Below are some records; repeat them all exactly, minus the pictures.

++++++

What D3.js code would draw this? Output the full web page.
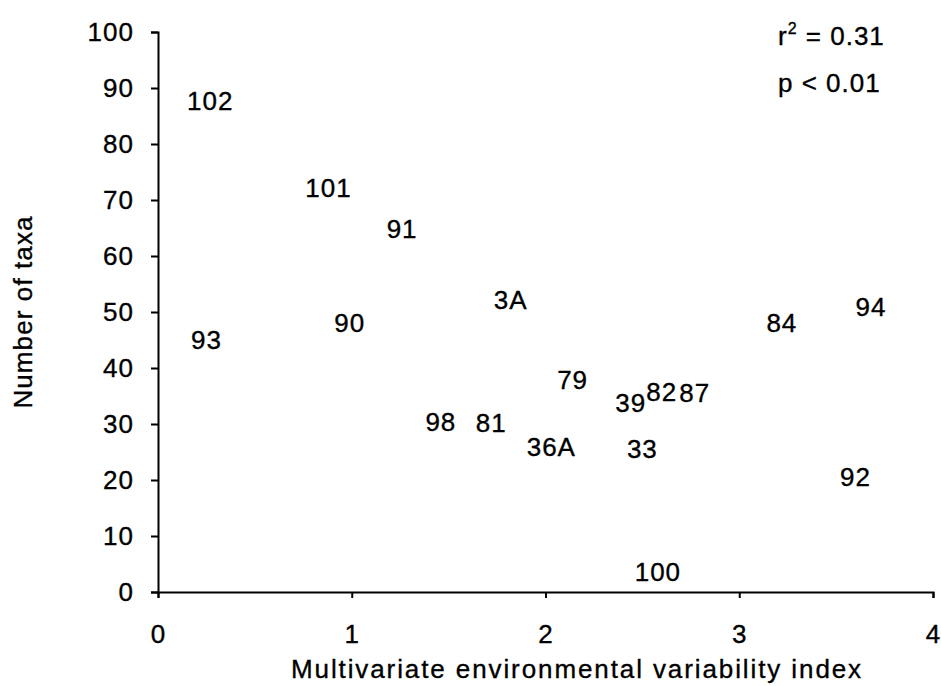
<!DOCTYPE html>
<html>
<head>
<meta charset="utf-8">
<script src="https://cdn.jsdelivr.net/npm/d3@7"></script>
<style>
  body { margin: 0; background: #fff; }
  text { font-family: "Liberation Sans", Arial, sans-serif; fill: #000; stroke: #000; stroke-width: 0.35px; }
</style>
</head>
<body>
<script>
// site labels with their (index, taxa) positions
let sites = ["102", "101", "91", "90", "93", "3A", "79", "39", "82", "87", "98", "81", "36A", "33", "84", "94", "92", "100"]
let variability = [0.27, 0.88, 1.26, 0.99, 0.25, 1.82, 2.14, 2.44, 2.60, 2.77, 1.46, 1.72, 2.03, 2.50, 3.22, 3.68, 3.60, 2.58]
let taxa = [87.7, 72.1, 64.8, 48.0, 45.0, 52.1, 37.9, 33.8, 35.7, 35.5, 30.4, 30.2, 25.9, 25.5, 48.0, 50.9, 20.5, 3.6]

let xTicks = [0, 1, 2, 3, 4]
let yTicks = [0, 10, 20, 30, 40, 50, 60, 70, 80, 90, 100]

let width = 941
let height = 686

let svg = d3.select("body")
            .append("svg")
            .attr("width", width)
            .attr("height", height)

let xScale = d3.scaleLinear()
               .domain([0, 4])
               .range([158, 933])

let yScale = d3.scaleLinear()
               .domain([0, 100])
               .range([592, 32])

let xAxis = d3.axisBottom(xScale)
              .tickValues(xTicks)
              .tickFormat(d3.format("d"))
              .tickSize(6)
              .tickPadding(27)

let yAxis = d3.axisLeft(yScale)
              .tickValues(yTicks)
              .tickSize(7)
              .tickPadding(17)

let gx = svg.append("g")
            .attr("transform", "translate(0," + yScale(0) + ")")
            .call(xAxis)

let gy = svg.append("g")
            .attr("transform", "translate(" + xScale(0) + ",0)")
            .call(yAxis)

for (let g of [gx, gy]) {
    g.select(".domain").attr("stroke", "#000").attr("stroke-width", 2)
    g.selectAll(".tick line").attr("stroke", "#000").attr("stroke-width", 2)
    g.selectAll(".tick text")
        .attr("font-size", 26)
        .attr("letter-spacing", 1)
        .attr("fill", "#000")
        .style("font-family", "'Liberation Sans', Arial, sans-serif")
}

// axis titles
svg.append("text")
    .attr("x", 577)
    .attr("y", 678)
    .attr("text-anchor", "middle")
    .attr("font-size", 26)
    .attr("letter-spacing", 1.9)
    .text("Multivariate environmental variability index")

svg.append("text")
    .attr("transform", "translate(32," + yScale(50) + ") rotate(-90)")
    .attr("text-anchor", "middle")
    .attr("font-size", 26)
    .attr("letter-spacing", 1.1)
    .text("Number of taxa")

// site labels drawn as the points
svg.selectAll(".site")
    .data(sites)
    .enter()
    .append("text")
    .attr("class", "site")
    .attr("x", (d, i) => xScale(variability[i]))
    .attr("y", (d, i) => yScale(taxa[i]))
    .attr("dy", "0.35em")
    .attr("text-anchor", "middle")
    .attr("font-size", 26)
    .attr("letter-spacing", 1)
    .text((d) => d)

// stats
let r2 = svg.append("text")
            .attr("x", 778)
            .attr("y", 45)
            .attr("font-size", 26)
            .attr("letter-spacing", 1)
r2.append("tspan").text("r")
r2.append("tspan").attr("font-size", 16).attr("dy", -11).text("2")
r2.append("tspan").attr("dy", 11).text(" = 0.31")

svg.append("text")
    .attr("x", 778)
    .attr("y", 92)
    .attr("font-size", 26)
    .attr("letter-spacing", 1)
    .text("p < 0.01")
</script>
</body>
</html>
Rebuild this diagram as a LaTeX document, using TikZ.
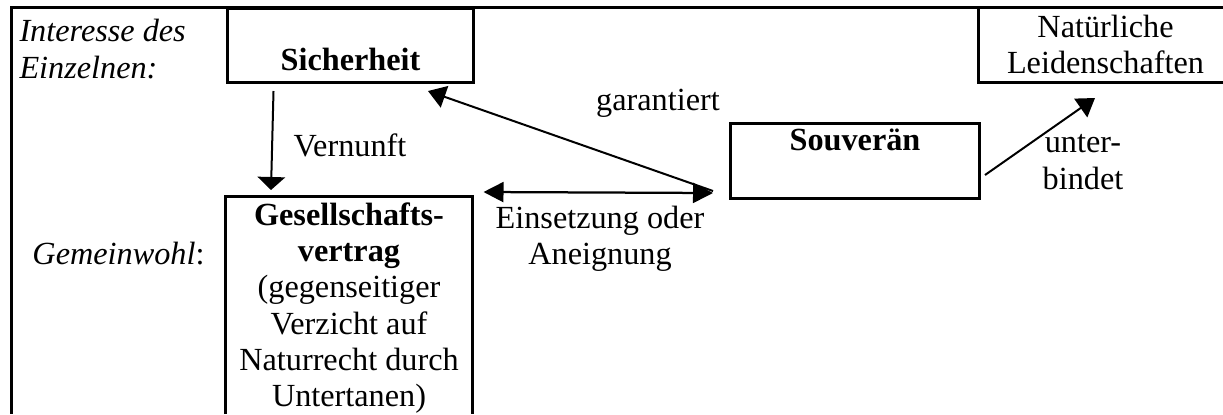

++++++

• In response:
What D3.js code would draw this? Output the full web page.
<!DOCTYPE html>
<html>
<head>
<meta charset="utf-8">
<script src="https://cdn.jsdelivr.net/npm/d3@7"></script>
<style>
  body { margin: 0; background: #fff; }
  text { font-family: "Liberation Sans", Arial, sans-serif; fill: #000; stroke: #000; stroke-width: 0.35px; }
</style>
</head>
<body>
<script>
// site labels with their (index, taxa) positions
let sites = ["102", "101", "91", "90", "93", "3A", "79", "39", "82", "87", "98", "81", "36A", "33", "84", "94", "92", "100"]
let variability = [0.27, 0.88, 1.26, 0.99, 0.25, 1.82, 2.14, 2.44, 2.60, 2.77, 1.46, 1.72, 2.03, 2.50, 3.22, 3.68, 3.60, 2.58]
let taxa = [87.7, 72.1, 64.8, 48.0, 45.0, 52.1, 37.9, 33.8, 35.7, 35.5, 30.4, 30.2, 25.9, 25.5, 48.0, 50.9, 20.5, 3.6]

let xTicks = [0, 1, 2, 3, 4]
let yTicks = [0, 10, 20, 30, 40, 50, 60, 70, 80, 90, 100]

let width = 941
let height = 686

let svg = d3.select("body")
            .append("svg")
            .attr("width", width)
            .attr("height", height)

let xScale = d3.scaleLinear()
               .domain([0, 4])
               .range([158, 933])

let yScale = d3.scaleLinear()
               .domain([0, 100])
               .range([592, 32])

let xAxis = d3.axisBottom(xScale)
              .tickValues(xTicks)
              .tickFormat(d3.format("d"))
              .tickSize(6)
              .tickPadding(27)

let yAxis = d3.axisLeft(yScale)
              .tickValues(yTicks)
              .tickSize(7)
              .tickPadding(17)

let gx = svg.append("g")
            .attr("transform", "translate(0," + yScale(0) + ")")
            .call(xAxis)

let gy = svg.append("g")
            .attr("transform", "translate(" + xScale(0) + ",0)")
            .call(yAxis)

for (let g of [gx, gy]) {
    g.select(".domain").attr("stroke", "#000").attr("stroke-width", 2)
    g.selectAll(".tick line").attr("stroke", "#000").attr("stroke-width", 2)
    g.selectAll(".tick text")
        .attr("font-size", 26)
        .attr("letter-spacing", 1)
        .attr("fill", "#000")
        .style("font-family", "'Liberation Sans', Arial, sans-serif")
}

// axis titles
svg.append("text")
    .attr("x", 577)
    .attr("y", 678)
    .attr("text-anchor", "middle")
    .attr("font-size", 26)
    .attr("letter-spacing", 1.9)
    .text("Multivariate environmental variability index")

svg.append("text")
    .attr("transform", "translate(32," + yScale(50) + ") rotate(-90)")
    .attr("text-anchor", "middle")
    .attr("font-size", 26)
    .attr("letter-spacing", 1.1)
    .text("Number of taxa")

// site labels drawn as the points
svg.selectAll(".site")
    .data(sites)
    .enter()
    .append("text")
    .attr("class", "site")
    .attr("x", (d, i) => xScale(variability[i]))
    .attr("y", (d, i) => yScale(taxa[i]))
    .attr("dy", "0.35em")
    .attr("text-anchor", "middle")
    .attr("font-size", 26)
    .attr("letter-spacing", 1)
    .text((d) => d)

// stats
let r2 = svg.append("text")
            .attr("x", 778)
            .attr("y", 45)
            .attr("font-size", 26)
            .attr("letter-spacing", 1)
r2.append("tspan").text("r")
r2.append("tspan").attr("font-size", 16).attr("dy", -11).text("2")
r2.append("tspan").attr("dy", 11).text(" = 0.31")

svg.append("text")
    .attr("x", 778)
    .attr("y", 92)
    .attr("font-size", 26)
    .attr("letter-spacing", 1)
    .text("p < 0.01")
</script>
</body>
</html>
Rebuild this diagram as a LaTeX document, using TikZ.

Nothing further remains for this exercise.